There’s a young man who curses his elderly father for not spelling it all out for him before dying (“Feel Like a Man”), the fine micro and macro metaphors of the title track (Stop what you’re doing … and breathe) and the sweet selflessness of “Remember Me” (If I was a bird I’d make a nest in your hair/And come home to your head every night/If you were blind I’d play guitar softly beside you/The melody would be your candlelight).

And there’s “Trudy,” a typical elliptical Bern concoction that invokes Barry Bonds and asterisks (the whole country needs a damn asterisk, Bern told me — full interview at www.leoweekly.com), an AWOL soldier contemplating a new life on Cape Fear, and the NFL playoffs leading up to the Christian New Year. Oh, and there’s a bull contemplating a cow in heat.

In the end, it’ll make you smile. But you can’t blame him — I certainly don’t — if he happens to notice that some things haven’t gotten any better. There are those cursed souls who’d rather know the intelligence was cooked — not enough of us to turn a truth-teller into a 27-million seller, perhaps, but at least we can feel like we saw it all coming.

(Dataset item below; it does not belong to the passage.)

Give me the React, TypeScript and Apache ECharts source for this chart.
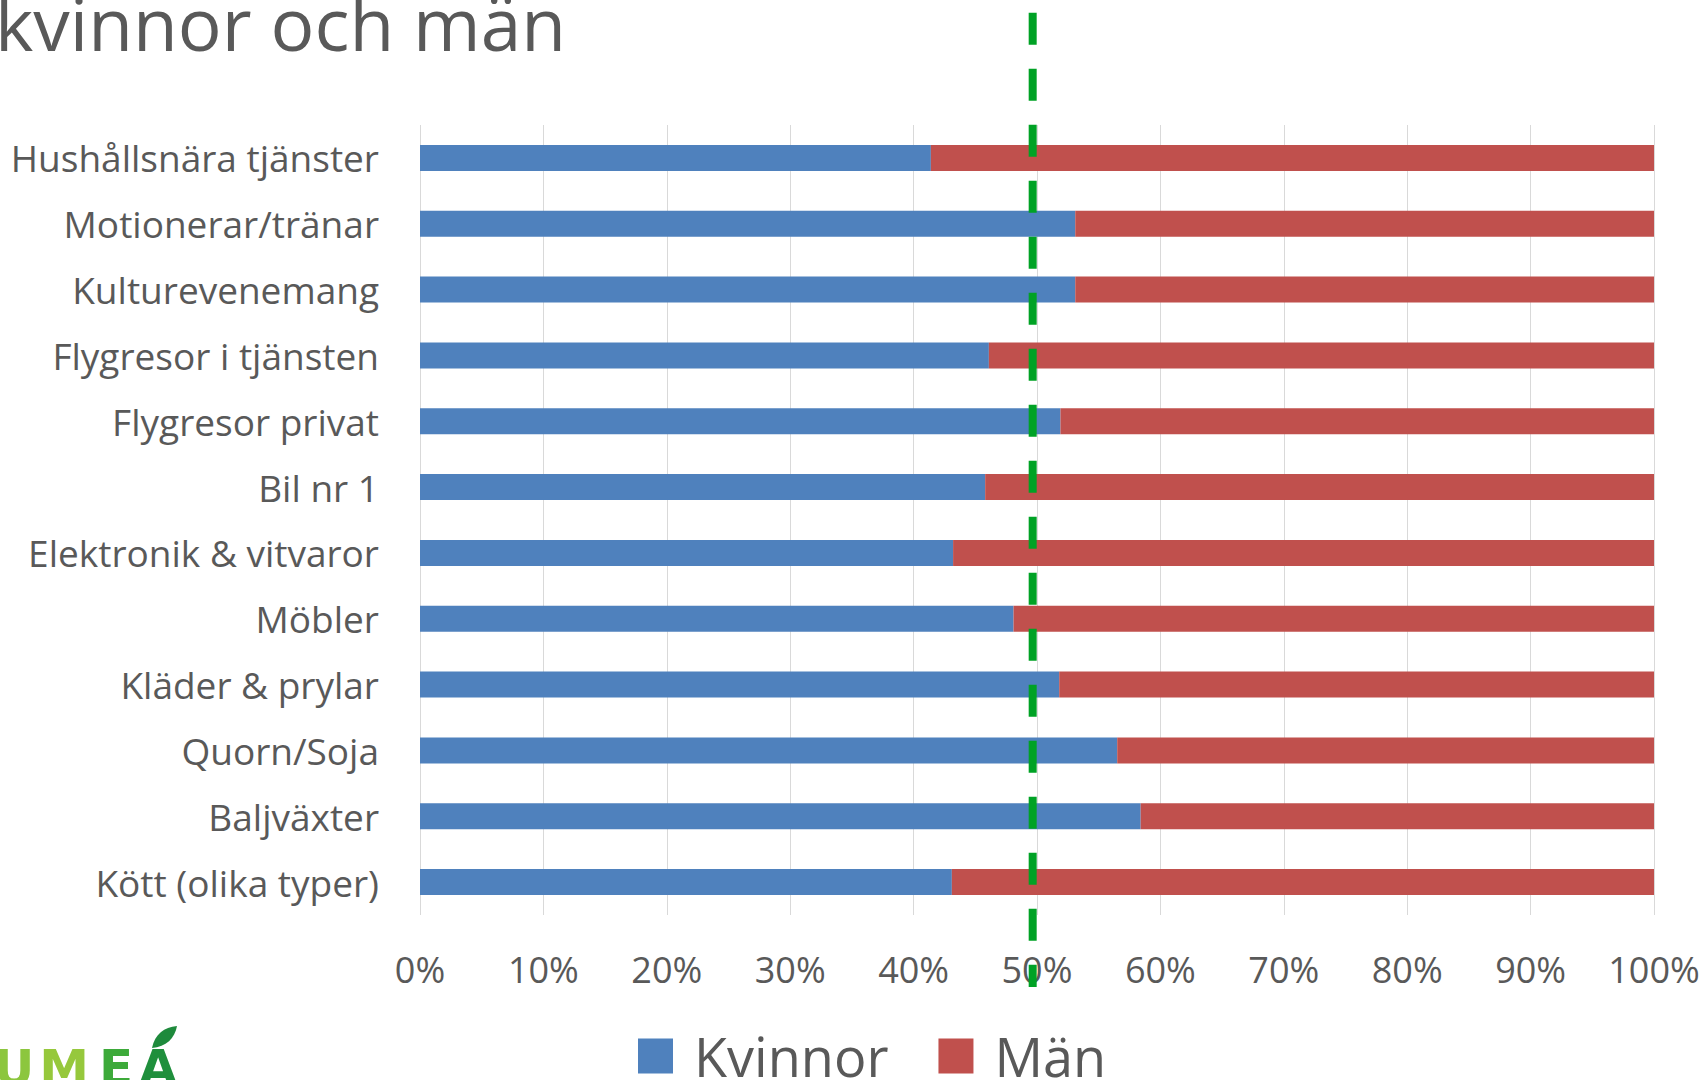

Bern has noted that most kids tend to make up stories as they grow up. Somewhere along the way, most of them stop for no apparent reason. Some carry it on and their words evolve.
At 41, Dan Bern has figured out a few things but he’s also thinking about how he’s just getting started. When you’re born on the precipice, the only way out is straight ahead. You can take a swan dive or stand in the batter’s box and take your cuts. Hang in there and sometimes you start seeing that ball a lot better, and even though sometimes it nicks your wrists or plunks your ribs, it starts feeling pretty good to just stand there and swing. And breathe.